Requirements: Everything from the line containing "Give me the matplotlib source for this chart." through the line containing "xlim = ((X_LEFT" must be written out exactly, and nothing more; leave any pictures out.

[Data records start]

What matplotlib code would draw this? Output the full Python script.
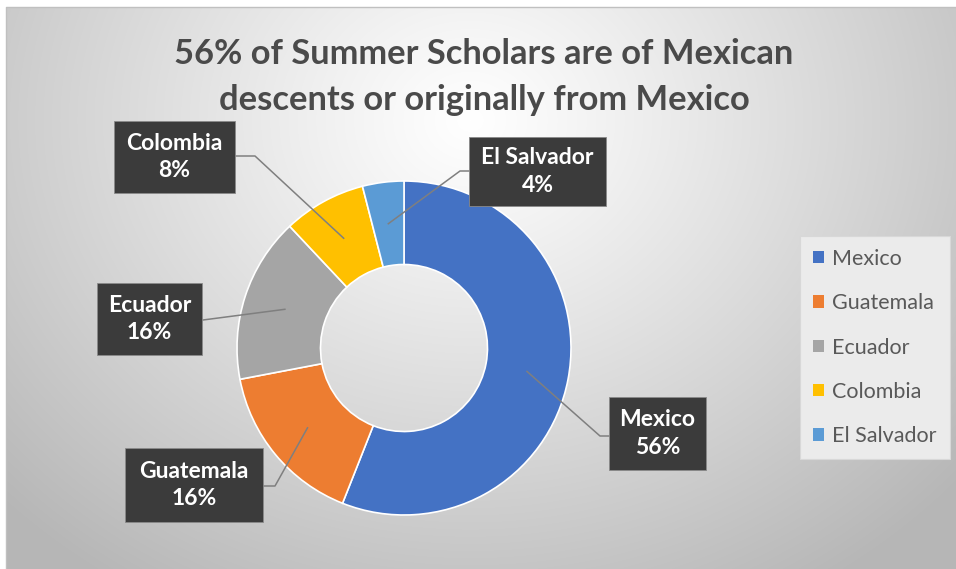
import numpy as np
import matplotlib
matplotlib.use("Agg")
import matplotlib.pyplot as plt
import matplotlib.patches as mpatches

plt.rcParams['font.family'] = ['Lato', 'DejaVu Sans']

# survey shares (percent of scholars)
countries = ["Mexico", "Guatemala", "Ecuador", "Colombia", "El Salvador"]
shares = [56, 16, 16, 8, 4]
colors = ["#4472C4", "#ED7D31", "#A5A5A5", "#FFC000", "#5B9BD5"]
title_lines = ["56% of Summer Scholars are of Mexican",
               "descents or originally from Mexico"]

W, H = 956, 569


def P(x, y):
    # pixel coords (origin top-left) -> data coords (origin bottom-left)
    return x, H - y


# label boxes (left, top, right, bottom) and leader elbow, in pixels
label_boxes = {
    "Mexico": ((609, 397, 706, 470), (600, 436), (609, 436)),
    "Guatemala": ((125, 448, 263, 522), (275, 486), (263, 486)),
    "Ecuador": ((97, 283, 202, 355), (203, 320), (202, 320)),
    "Colombia": ((114, 121, 235, 193), (255, 156), (235, 156)),
    "El Salvador": ((469, 137, 606, 206), (460, 171), (469, 171)),
}

fig = plt.figure(figsize=(W / 100, H / 100), dpi=100)
ax = fig.add_axes([0, 0, 1, 1])

# radial gradient background
yy, xx = np.mgrid[0:H, 0:W]
d = np.sqrt(((xx - 470) / 560.0) ** 2 + ((yy - 120) / 480.0) ** 2)
shade = 255 - 62 * np.clip(d, 0, 1.15) ** 1.1
bg = np.dstack([shade, shade, shade]) / 255.0
bg[:7, :] = 1.0
bg[:, :6] = 1.0
ax.imshow(bg, extent=(0, W, 0, H), origin="upper", zorder=0,
          interpolation="bilinear")
ax.plot([6, 6, W], [0, H - 7, H - 7], color="#c0c0c0", lw=1, zorder=1)

# donut
cx, cy = P(404, 348)
R = 167
wedges, _ = ax.pie(shares, colors=colors, startangle=90, counterclock=False,
                   radius=R, center=(cx, cy),
                   wedgeprops=dict(width=R * 0.5, edgecolor="white",
                                   linewidth=1.2))
for w in wedges:
    w.set_zorder(2)

# data labels with leader lines
for w, name, val in zip(wedges, countries, shares):
    mid = np.deg2rad((w.theta1 + w.theta2) / 2)
    ax_x = cx + 0.75 * R * np.cos(mid)
    ax_y = cy + 0.75 * R * np.sin(mid)
    (x0, y0, x1, y1), elbow, join = label_boxes[name]
    ex, ey = P(*elbow)
    jx, jy = P(*join)
    ax.plot([ax_x, ex, jx], [ax_y, ey, jy], color="#7f7f7f", lw=1.1,
            zorder=3)
    bx0, by1 = P(x0, y0)
    bx1, by0 = P(x1, y1)
    ax.add_patch(mpatches.Rectangle((bx0, by0), bx1 - bx0, by1 - by0,
                                    fc="#3b3b3b", ec="#8a8a8a", lw=0.6,
                                    zorder=4))
    ax.text((bx0 + bx1) / 2, (by0 + by1) / 2, f"{name}\n{val}%",
            ha="center", va="center", color="white", fontsize=16.5,
            fontweight="bold", linespacing=1.4, zorder=5)

# title
for i, line in enumerate(title_lines):
    tx, ty = P(484, 54 + 46 * i)
    ax.text(tx, ty, line, ha="center", va="center", fontsize=24.8,
            fontweight="bold", color="#4a4a4a", zorder=5)

leg = ax.legend(wedges, countries, loc="upper left",
                bbox_to_anchor=P(800, 236), bbox_transform=ax.transData,
                borderaxespad=0, fontsize=15.5, labelcolor="#595959",
                handlelength=0.5, handleheight=0.5, handletextpad=0.4,
                labelspacing=1.13, borderpad=0.6, frameon=True,
                fancybox=False, edgecolor="#d8d8d8", facecolor="#ebebeb",
                framealpha=1)
leg.get_frame().set_linewidth(0.8)
for h in leg.legend_handles:
    h.set_edgecolor("none")

ax.set_xlim(0, W)
ax.set_ylim(0, H)
ax.set_aspect("auto")
ax.axis("off")

fig.savefig("out.png", dpi=100)
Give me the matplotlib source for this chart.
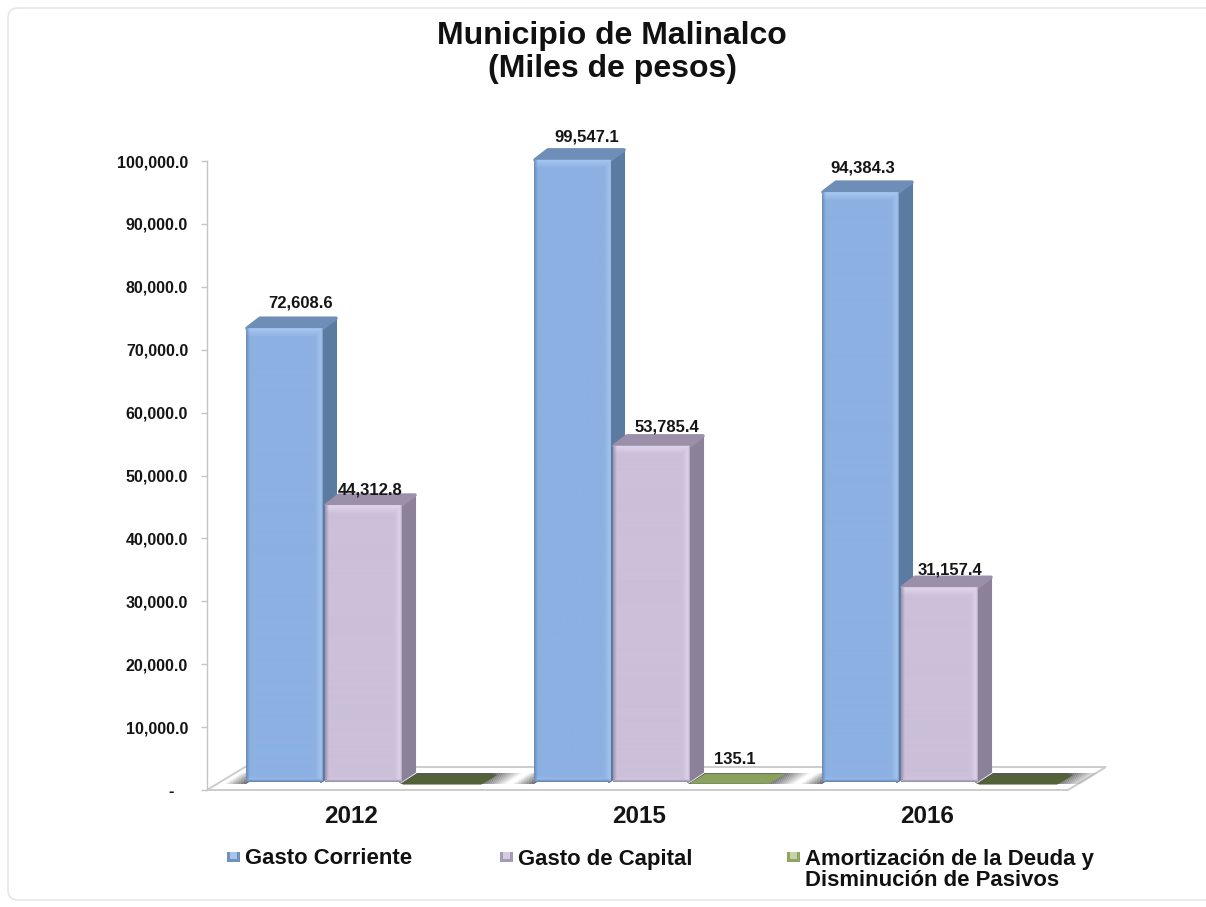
import numpy as np
import matplotlib
matplotlib.use("Agg")
import matplotlib.pyplot as plt
from matplotlib.patches import Polygon, FancyBboxPatch, Rectangle
from matplotlib.colors import to_rgb

plt.rcParams['font.family'] = ['Liberation Sans', 'DejaVu Sans']
plt.rcParams['font.weight'] = 'bold'

# ---- data ----
years = ['2012', '2015', '2016']
gasto_corriente = [72608.6, 99547.1, 94384.3]
gasto_capital = [44312.8, 53785.4, 31157.4]
amortizacion = [0.0, 135.1, 0.0]
tick_values = [0, 10000, 20000, 30000, 40000, 50000, 60000, 70000, 80000, 90000, 100000]
tick_labels = ['-\u00a0\u00a0\u00a0', '10,000.0', '20,000.0', '30,000.0', '40,000.0', '50,000.0',
               '60,000.0', '70,000.0', '80,000.0', '90,000.0', '100,000.0']
legend_labels = ['Gasto Corriente', 'Gasto de Capital',
                 'Amortización de la Deuda y\nDisminución de Pasivos']

# ---- layout (pixels) ----
W, H = 1206, 907
fig = plt.figure(figsize=(W / 100, H / 100), dpi=100, facecolor='white')

canvas = fig.add_axes([0, 0, 1, 1], zorder=0)
canvas.set_xlim(0, W)
canvas.set_ylim(H, 0)
canvas.axis('off')

X_LEFT, X_RIGHT = 207, 1107
GROUP_PX = 288.0
GROUP0_PX = 362.5
xlim = ((X_LEFT - GROUP0_PX) / GROUP_PX, (X_RIGHT - GROUP0_PX) / GROUP_PX)

ax = fig.add_axes([X_LEFT / W, (H - 790) / H, (X_RIGHT - X_LEFT) / W, 629 / H], zorder=1)
ax.patch.set_alpha(0)
ax.set_xlim(*xlim)
ax.set_ylim(0, 100000)
for s in ['top', 'right', 'bottom']:
    ax.spines[s].set_visible(False)
ax.spines['left'].set_color('#c4c4c4')
ax.spines['left'].set_linewidth(1.0)
ax.set_yticks(tick_values)
ax.set_yticklabels(tick_labels, fontsize=11.5, color='#151515', fontweight='bold')
ax.tick_params(axis='y', length=4, width=1, color='#c4c4c4', pad=9.5)
ax.set_xticks(np.arange(3) - 11.5 / GROUP_PX)
ax.set_xticklabels(years, fontsize=17.5, color='#151515', fontweight='bold')
ax.tick_params(axis='x', length=0, pad=11)

bx = fig.add_axes([X_LEFT / W, (H - 782) / H, (X_RIGHT - X_LEFT) / W, 625 / H], zorder=2)
bx.patch.set_alpha(0)
bx.axis('off')
PX_PER_UNIT = 625 / 100000
BAR_PX = 77
BAR_W = BAR_PX / GROUP_PX
DX = 13 / GROUP_PX
DY = 10 / PX_PER_UNIT
ROUND = 4 / GROUP_PX
ASPECT = (1 / PX_PER_UNIT) / GROUP_PX

# ---- frame ----
canvas.add_patch(FancyBboxPatch((8, 8), W + 40, 892, boxstyle='round,pad=0,rounding_size=10',
                                fc='white', ec='#e6e6e6', lw=1.2, zorder=0))

# ---- floor ----
canvas.add_patch(Polygon([(X_LEFT, 790), (245, 767), (1106, 767), (1068, 790)], closed=True,
                         fc='white', ec='#cccccc', lw=1.4, zorder=1))


def shadow(x0, x1, a0, a1, n=14):
    edges = np.linspace(x0, x1, n + 1)
    for i in range(n):
        a = a0 + (a1 - a0) * (i + 0.5) / n
        canvas.add_patch(Polygon([(edges[i], 784), (edges[i] + 17, 773), (edges[i + 1] + 17, 773),
                                  (edges[i + 1], 784)], closed=True, fc='#454545', ec='none',
                                 alpha=a, zorder=2))


for i in range(3):
    off = i * GROUP_PX
    shadow(224 + off, 246 + off, 0.0, 0.95)
    shadow(400 + off, 478 + off, 0.9, 0.9, n=1)
    shadow(478 + off, 506 + off, 0.9, 0.0)


def gradient_img(w, h, base, light, dark):
    w, h = max(int(w), 2), max(int(h), 2)
    base, light, dark = map(lambda c: np.array(to_rgb(c)), (base, light, dark))
    xs = np.arange(w)[None, :] + 0.5
    ys = np.arange(h)[:, None] + 0.5
    d_l = xs * np.ones((h, w))
    d_r = (w - xs) * np.ones((h, w))
    d_t = ys * np.ones((h, w))
    d_b = (h - ys) * np.ones((h, w))
    k_r = np.clip(1 - (d_r - 2) / 6, 0, 1) * 0.9
    k_t = np.clip(1 - (d_t - 2) / 7, 0, 1)
    k_b = np.clip(1 - (d_b - 2) / 4, 0, 1) * 0.5
    k_light = np.maximum(np.maximum(k_r, k_t), k_b)
    k_dark = np.maximum(np.clip(1 - d_l / 4, 0, 1) * 0.8,
                        np.maximum(np.clip(1 - d_b / 3, 0, 1), np.clip(1 - d_r / 1.8, 0, 1) * 0.6))
    img = base[None, None, :] * (1 - k_light[..., None]) + light[None, None, :] * k_light[..., None]
    img = img * (1 - k_dark[..., None]) + dark[None, None, :] * k_dark[..., None]
    return img


def rounded(xp, v, **kw):
    return FancyBboxPatch((xp, 0), BAR_W, v, boxstyle=f'round,pad=0,rounding_size={ROUND}',
                          mutation_aspect=ASPECT, clip_on=False, **kw)


def bar3d(xpos, values, front, light, edge, side, top, z):
    bars = bx.bar(xpos, values, width=BAR_W, align='edge', color='none', edgecolor='none',
                  linewidth=0, zorder=z + 2)
    for xp, v, rect in zip(xpos, values, bars):
        bx.add_patch(Polygon([(xp + BAR_W - 2 / GROUP_PX, 0), (xp + BAR_W + DX, DY),
                              (xp + BAR_W + DX, v + DY), (xp + BAR_W, v)], closed=True,
                             fc=side, ec=side, lw=1.5, joinstyle='round', zorder=z, clip_on=False))
        bx.add_patch(Polygon([(xp + 1 / GROUP_PX, v), (xp + DX + 1 / GROUP_PX, v + DY),
                              (xp + BAR_W + DX, v + DY), (xp + BAR_W, v)],
                             closed=True, fc=top, ec=top, lw=2.5, joinstyle='round',
                             zorder=z + 1, clip_on=False))
        face = rounded(xp, v, fc=front, ec='none', zorder=z + 2)
        bx.add_patch(face)
        img = gradient_img(BAR_PX, v * PX_PER_UNIT, front, light, edge)
        im = bx.imshow(img, extent=(xp, xp + BAR_W, 0, v), aspect='auto', zorder=z + 3,
                       interpolation='bilinear', origin='upper')
        im.set_clip_path(face)
        im.set_clip_on(True)


x = np.arange(3)
x_blue = x - 1.5 * BAR_W - 1 / GROUP_PX
x_pink = x - 0.5 * BAR_W + 1 / GROUP_PX
x_green = x + 0.5 * BAR_W + 2 / GROUP_PX

bar3d(x_blue, gasto_corriente, '#8CB0E2', '#A3C4EE', '#5E7FAB', '#5C7BA0', '#6E8EB8', 10)
bar3d(x_pink, gasto_capital, '#CBBFD9', '#DCD3E8', '#8F86A0', '#8B8299', '#9C8FA9', 20)

# third series lies flat on the floor
FLOOR_DROP = 2 / PX_PER_UNIT
GREEN_W = 78 / GROUP_PX
for xp, v in zip(x_green, amortizacion):
    col = '#8BA25E' if v > 0 else '#536338'
    bx.add_patch(Polygon([(xp, -FLOOR_DROP + v), (xp + 15 / GROUP_PX, -FLOOR_DROP + v + 9 / PX_PER_UNIT),
                          (xp + 15 / GROUP_PX + GREEN_W, -FLOOR_DROP + v + 9 / PX_PER_UNIT),
                          (xp + GREEN_W, -FLOOR_DROP + v)], closed=True, fc=col, ec=col, lw=0.8,
                         joinstyle='round', zorder=5, clip_on=False))

bx.set_xlim(*xlim)
bx.set_ylim(0, 100000)

# ---- value labels ----
lab_kw = dict(ha='center', va='center', fontsize=12, color='#151515', fontweight='bold',
              textcoords='offset pixels', zorder=40, annotation_clip=False)
nudge_blue = [(16, 25), (14, 23), (2, 24)]
nudge_pink = [(7, 15), (15, 19), (10, 17)]
for xp, v, n in zip(x_blue, gasto_corriente, nudge_blue):
    bx.annotate(f'{v:,.1f}', (xp + BAR_W / 2, v), xytext=n, **lab_kw)
for xp, v, n in zip(x_pink, gasto_capital, nudge_pink):
    bx.annotate(f'{v:,.1f}', (xp + BAR_W / 2, v), xytext=n, **lab_kw)
for xp, v in zip(x_green, amortizacion):
    if v > 0:
        bx.annotate(f'{v:,.1f}', (xp + BAR_W / 2, v), xytext=(5, 22), **lab_kw)

# ---- title ----
canvas.text(612, 36, 'Municipio de Malinalco', ha='center', va='center', fontsize=23,
            color='#111111', fontweight='bold', zorder=5)
canvas.text(612, 69, '(Miles de pesos)', ha='center', va='center', fontsize=23,
            color='#111111', fontweight='bold', zorder=5)

# ---- legend ----
legend_swatch = [(227, '#6E92BE', '#A9C4E6'), (500, '#A49BB4', '#D5CCE0'), (787, '#8FA662', '#C6D3A4')]
legend_text_x = [245, 518, 805]
for (sx, c1, c2), tx, lab in zip(legend_swatch, legend_text_x, legend_labels):
    canvas.add_patch(Rectangle((sx, 852), 13, 10, fc=c1, ec='none', zorder=5))
    canvas.add_patch(Rectangle((sx + 3, 852), 7, 7, fc=c2, ec='none', zorder=6))
    lines = lab.split('\n')
    for j, line in enumerate(lines):
        canvas.text(tx, 859 + 22 * j, line, ha='left', va='center', fontsize=15.9,
                    color='#111111', fontweight='bold', zorder=5)

fig.savefig('out.png', dpi=100, facecolor='white')
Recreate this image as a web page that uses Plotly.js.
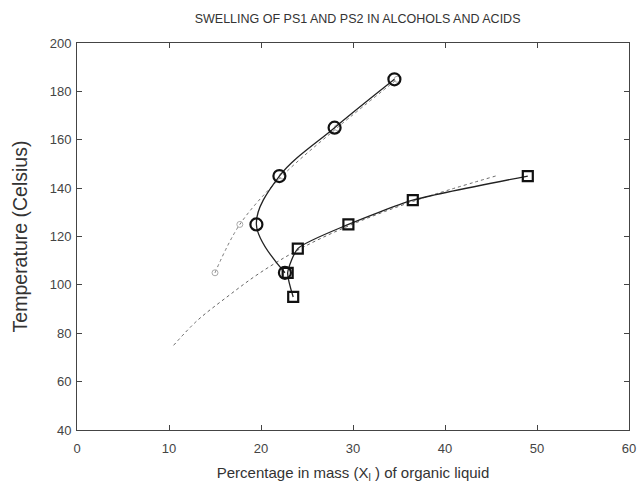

[Data records end]

Answer in full:
Give me the matplotlib source for this chart.
import numpy as np
import matplotlib
matplotlib.use("Agg")
import matplotlib.pyplot as plt
from matplotlib.patches import Polygon, FancyBboxPatch, Rectangle
from matplotlib.colors import to_rgb

plt.rcParams['font.family'] = ['Liberation Sans', 'DejaVu Sans']
plt.rcParams['font.weight'] = 'bold'

# ---- data ----
years = ['2012', '2015', '2016']
gasto_corriente = [72608.6, 99547.1, 94384.3]
gasto_capital = [44312.8, 53785.4, 31157.4]
amortizacion = [0.0, 135.1, 0.0]
tick_values = [0, 10000, 20000, 30000, 40000, 50000, 60000, 70000, 80000, 90000, 100000]
tick_labels = ['-\u00a0\u00a0\u00a0', '10,000.0', '20,000.0', '30,000.0', '40,000.0', '50,000.0',
               '60,000.0', '70,000.0', '80,000.0', '90,000.0', '100,000.0']
legend_labels = ['Gasto Corriente', 'Gasto de Capital',
                 'Amortización de la Deuda y\nDisminución de Pasivos']

# ---- layout (pixels) ----
W, H = 1206, 907
fig = plt.figure(figsize=(W / 100, H / 100), dpi=100, facecolor='white')

canvas = fig.add_axes([0, 0, 1, 1], zorder=0)
canvas.set_xlim(0, W)
canvas.set_ylim(H, 0)
canvas.axis('off')

X_LEFT, X_RIGHT = 207, 1107
GROUP_PX = 288.0
GROUP0_PX = 362.5
xlim = ((X_LEFT - GROUP0_PX) / GROUP_PX, (X_RIGHT - GROUP0_PX) / GROUP_PX)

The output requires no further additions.